What all those different situations have in common is that Matsson has always subverted them to be in control. He is a power player by nature, the kind of person to whom money doesn't really matter, nor does business. It's all about the hold he has on others. At Kendall's own party, Matsson made others seek him out. When the Roys were vacationing in Italy later, he made Logan and Roman go to him. He made the whole of Waystar Royco do the same in Norway in Episode 5 of the current season and kept on making Kendall and Roy climb mountains to see him as if they were chasing a god.

In business, this may even count as a valid strategy, but on a personal level, that's highly problematic. Again in Episode 5, "Kill List", he revealed to Shiv (Sarah Snook) another sick joke he pulled: sending bricks of his own frozen blood to his ex-girlfriend and current GoJo head of communications, Ebba (Eili Harboe). This is proof of his character deviation (or straight-up psychopathy), something he does so he can feel good and superior compared to her, not caring at all whether what he's doing is illegal or harassing an employee. He's so full of himself, he didn't even consider that he was actually giving Shiv an ace to maybe even win the whole thing and come out on top of the whole Waystar Royco issue.
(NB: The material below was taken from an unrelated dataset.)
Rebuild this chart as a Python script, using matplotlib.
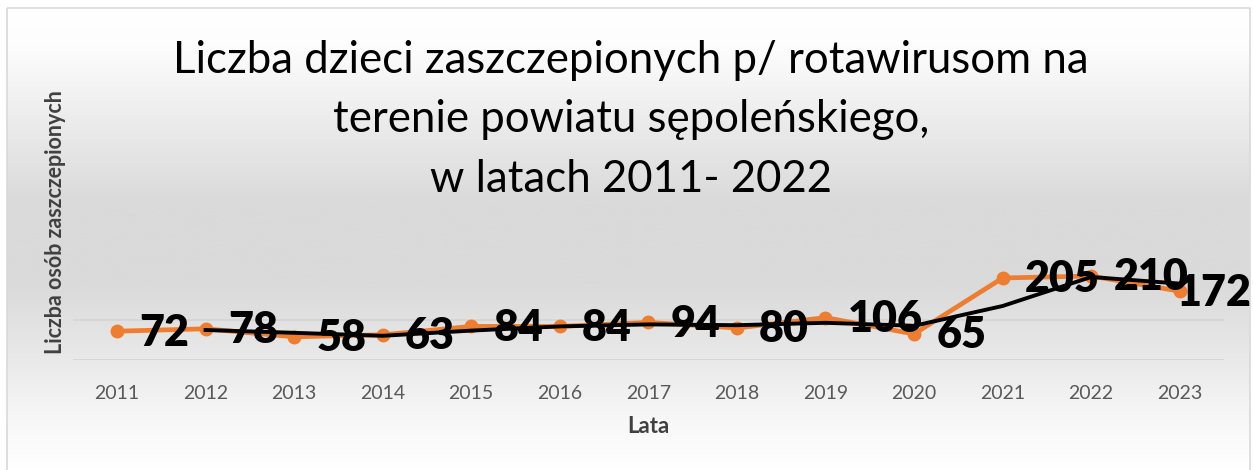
import matplotlib.pyplot as plt
import numpy as np
from matplotlib.colors import LinearSegmentedColormap
from matplotlib.patches import Rectangle

plt.rcParams['font.family'] = ['Lato', 'DejaVu Sans']

years = ['2011', '2012', '2013', '2014', '2015', '2016', '2017',
         '2018', '2019', '2020', '2021', '2022', '2023']
vaccinated = [72, 78, 58, 63, 84, 84, 94, 80, 106, 65, 205, 210, 172]
# trend line (2-period moving average as drawn in the source), read from 2012 on
trend = [75, 68, 60.5, 73.5, 84, 89, 87, 93, 85.5, 135, 207.5, 191]

title = ("Liczba dzieci zaszczepionych p/ rotawirusom na\n"
         "terenie powiatu sępoleńskiego,\n"
         "w latach 2011- 2022")

W, H = 1253, 470
fig = plt.figure(figsize=(W / 100, H / 100), dpi=100)

# background gradient + border
bg = fig.add_axes([0, 0, 1, 1], zorder=-5)
bg.set_xlim(0, W)
bg.set_ylim(H, 0)
bg.axis('off')
cmap = LinearSegmentedColormap.from_list('bg', [
    (0.0, '#ffffff'), (0.08, '#fdfdfd'), (0.25, '#ebebeb'),
    (0.42, '#dadada'), (0.6, '#dadada'), (0.77, '#eaeaea'),
    (0.9, '#f8f8f8'), (1.0, '#ffffff')])
grad = np.linspace(0, 1, 300).reshape(-1, 1)
bg.imshow(grad, cmap=cmap, aspect='auto', extent=[7, 1250, H, 8], zorder=0)
bg.add_patch(Rectangle((7, 8), 1243, 470, fill=False, ec='#d9d9d9', lw=1.2, zorder=1))

left, right, top, bottom = 72.7, 1224, 80, 360
ax = fig.add_axes([left / W, 1 - bottom / H, (right - left) / W, (bottom - top) / H])
ax.patch.set_alpha(0)
x = np.arange(len(years))
ax.set_xlim(-0.5, len(years) - 0.5)
ax.set_ylim(0, 700)
# only the lowest gridlines show against the gradient
for g in [0, 100]:
    ax.axhline(g, color='#d4d4d4', lw=1.2, zorder=1)
for s in ax.spines.values():
    s.set_visible(False)
ax.set_yticks([])
ax.set_xticks(x)
ax.set_xticklabels(years, fontsize=14, color='#595959')
ax.tick_params(axis='x', length=0, pad=18)

ax.plot(x, vaccinated, color='#ED7D31', lw=3.4, marker='o', markersize=9,
        solid_capstyle='round', zorder=3)
ax.plot(x[1:], trend, color='black', lw=2.8, zorder=4)

for i, v in enumerate(vaccinated):
    dx = 16 if i < len(years) - 1 else -2
    ax.annotate(str(v), (x[i], v), xytext=(dx, -1), textcoords='offset points',
                ha='left', va='center', fontsize=31, fontweight='heavy',
                color='black', zorder=5)

ax.set_xlabel('Lata', fontsize=16, fontweight='bold', color='#404040', labelpad=10)
fig.text(55 / W, 1 - 222 / H, 'Liczba osób zaszczepionych', rotation=90,
         ha='center', va='center', fontsize=15.5, fontweight='bold', color='#404040')

fig.text(631 / W, 1 - 120 / H, title, ha='center', va='center', fontsize=31.5,
         color='black', linespacing=1.55)

fig.savefig('out.png', dpi=100)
Right now, Matsson is having and probably even enjoying himself looking at how Kendall and Roman are attempting to tank the Waystar-GoJo deal. The CE-Bros are always inches away from failing spectacularly in their quest, but so far they are still in the running, and Matsson just burned himself with his tweet. Shiv was right, if he wasn't careful, American media would eat him alive, and that was his first warning in that sense. Still, for someone with his ego (and Succession is a show with lots of fragile egos), he might not have understood the damage he caused.

RELATED: 'Succession' Season 4: How Many Properties Does Waystar Royco Own?

Matsson's Intentions Mirror the Evolving Tech Industry

Alexander Skarsgård as Lukas Matsson and Sarah Snook as Shiv Roy in Succession Season 4
Image via HBO

But that's the personal aspect of the character. Something that Succession does very well is having its characters embody current issues of the market and industry, and Matsson proves it. While the Roys are likely inspired by the Murdoch family, Matsson is the new generation of tech moguls that the old media has such a hard time grasping. On one side we have a traditional family company that has property across multiple media, like TV, cinema, newspapers, etc. On the other, a company that provides content on streaming with a platform that can be accessed basically anywhere the client wants, something a company like Waystar Royco could never understand how to properly do. That's the clash that the Waystar-GoJo deal represents.

And it was also the reason the whole thing started, too. Waystar Royco tried to invest in streaming, but their platform was notoriously bad to use. So bad, in fact, that even the opening titles of Season 4 show the app crashing as a joke. So Logan, being the traditional business executive he is, doesn't even try to understand this new streaming market, he just wants someone to do it for him. What he failed to see at first is that his business is in decline, while Matsson's is on the rise. The Swede tech mogul's move to acquire Waystar Royco is the trend nowadays, as we see many streaming platforms looking to expand their operations. They don't limit themselves to original content anymore and instead are investing in live programming, like sports, reality shows, ceremonies, etc., all to consolidate streaming as the future of the industry. This is happening right now with companies like Disney and Warner Bros. Discovery expanding even further in the media business, and Netflix, Amazon, and Apple following. GoJo started as just a streaming service, so Matsson's move mirrors this sector's trajectory in real life. Having his own media company allows him to have his way with the information consumed by the people, and to have his own narrative be one of the most visible.

On a personal level, though, Matsson is also a mirror of real life. Many of those traditional companies pivoting to digital media and the ones that are already consolidated in it are led by a single person calling the shots, either executives that built their businesses from the ground up and are now seen as innovators or more traditional ones, who have been in the business for decades and were wise enough to adapt to this new reality. Matsson is the clever embodiment of both. He tweets jokes to try and have people like him as a way of disguising his own despicable nature (something we see a lot in real life, especially about the owners of certain social media platforms around), and wants to acquire Waystar Royco as a way of consolidating his own business as a powerful one in this sector. For him, in the end, this is the perfect way of satisfying both his own egocentric needs and the needs of his company.